The exhibition's title refers to the concept of an oracle machine, a theoretical black box to solve a complex problem in a single action. But you don't need to wrap your head around computational theories to understand the show's content: an examination of global commerce, citizen uprisings and cultural values that manage to pull in works inspired by everything from The Price is Right to an Amazon warehouse.

Andreas Gursky, Amazon.
Photograph: Courtesy Sprüth Magers Berlin London

"Oracle" is by no means dour or dystopian, but rather methodical and systematic. There's something oddly soothing about Mark Bradford's overlaid city grids and El Anatsui's repetition of liquor labels; they bring order to what can otherwise seem like large-scale chaos.

Works by Julie Mehretu and Terry Winters.
Photograph: Courtesy Pablo Enriquez/the Broad

The size of some of the works on display is mesmerizing, particularly Julie Mehretu's "Cairo," a 24-foot-long canvas that's inked with architectural illustrations of Cairo and a visual representation of the turbulent sands of change—a mostly monochromatic depiction that demands closer inspection.

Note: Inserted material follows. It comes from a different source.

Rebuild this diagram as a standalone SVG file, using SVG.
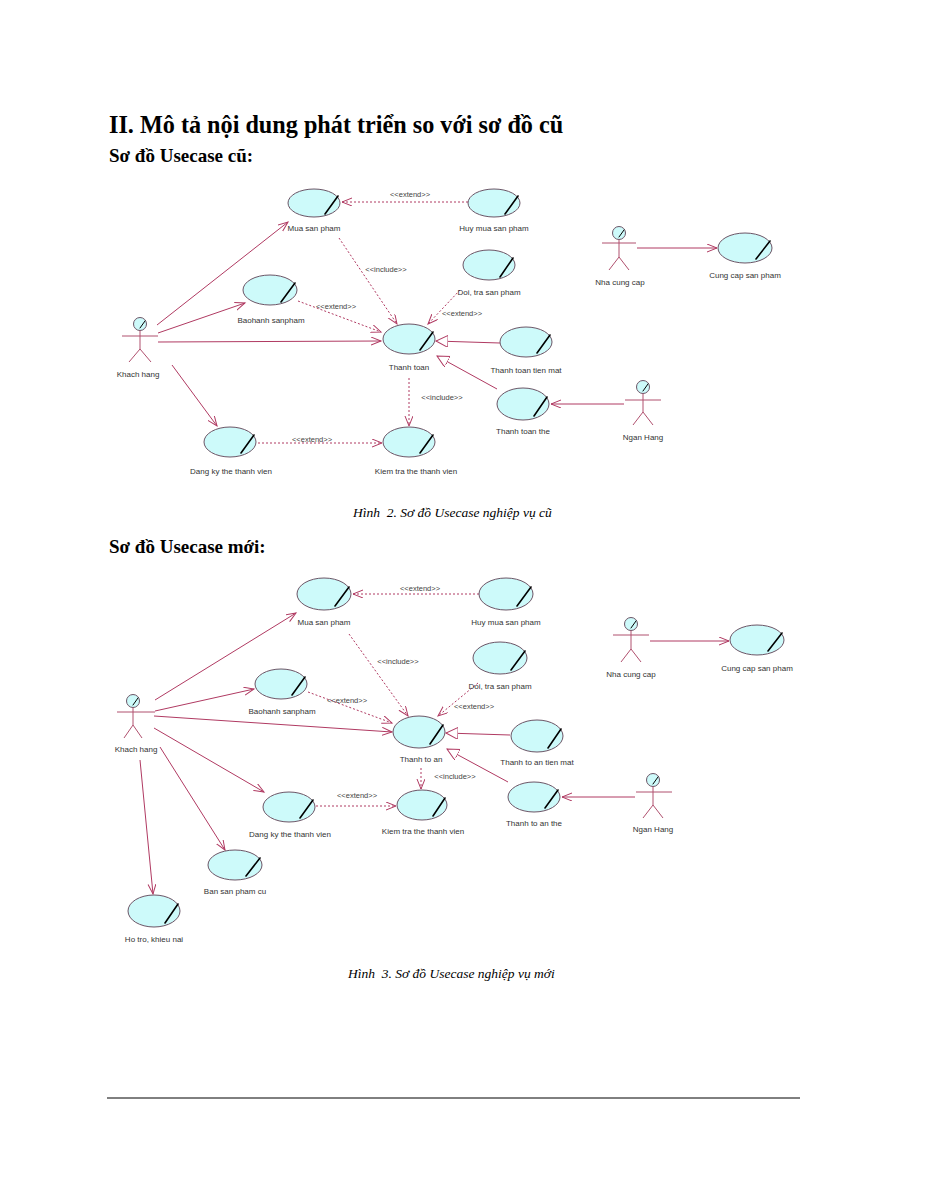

The same can be said for many of the wall-spanning works in the first-floor gallery spaces; they're impressive by sheer scale alone, but works like Mark Bradford's "Boreas" or Andreas Gurksy's "Amazon" reveal themselves upon closer inspection.

Photograph: Michael Juliano

"Oracle" is free and runs from April 29 through September 3 at the Broad—after which the ticketed "Infinity Mirrors" exhibition will arrive.